What’s next ? Don’t pursue shoplifters


G Top fan September 8, 2023 at 2:54 pm

Driving around at midnight with headlights off will get you stopped. It was the drivers decision not to stop and to drive away at a high rate of speed. He made the conscious decision that resulted in his friends death. Yes, it’s sad but tragic things can happen when you make the decision to break the law.

stephen henry Top fan September 8, 2023 at 3:11 pm

It is always a journalistic shortcoming to publish a news story that mentions “addresses” and does not include an inset road map of the addresses mentioned in story. In this case, the description contained in the story about the location of the fatal crash is as follows:

“The Jeep struck a curb on Lost Creek Drive, and plowed through the intersection of the Chestnut Hill Plantation country club – taking out several street signs, a fire hydrant and several bushes. Flipping end over end, the vehicle crashed into a pond next to the clubhouse and was submerged.”

There is no such thing “the intersection of the Chestnut Hill Plantation County Club”. Just for starters. Maybe this meant “the intersection of Lost Creek Drive and the entrance driveway to the Chestnut Hill Plantation clubhouse.” Or perhaps “the intersection of Lost Creek Drive and the entrance road to the Chestnut Hill Plantation real estate development.” Further, from the aerial maps provided on Google Maps, I cannot find the “clubhouse” that is located “next to” the pond where accident happened.

This is not nit-picking. I am simply pointing out that unless a reader actually lived in the Chestnut Hill Plantation community, there would be no way to understand where or how the accident actually happened.
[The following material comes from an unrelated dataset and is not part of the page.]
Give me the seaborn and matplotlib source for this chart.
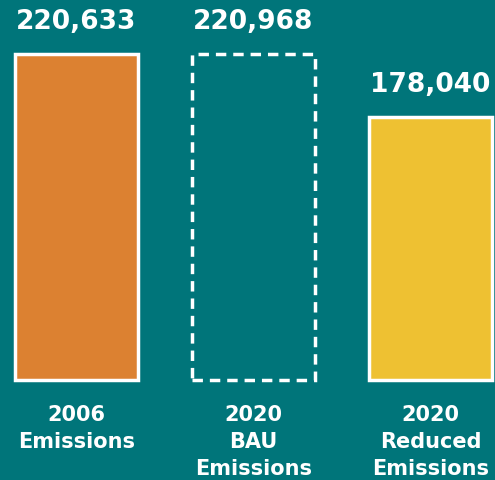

stephen henry Top fan September 8, 2023 at 3:53 pm

Okay. Okay. Maybe it is nit-picking. LOL. But an ACCURATE description of the site of the accident would have been as follows:

“The Jeep flipped end over end and crashed into a pond at the intersection of Lost Creek Drive and Boat Ramp Road, which is the entrance road to the clubhouse at Chestnut Hill Plantation clubhouse.” Further, the Jeep did NOT land in the pond “near the clubhouse”. It landed in a pond located “at the intersection of Lost Creek Drive and Boat Ramp Road.” End of picking. And grinning.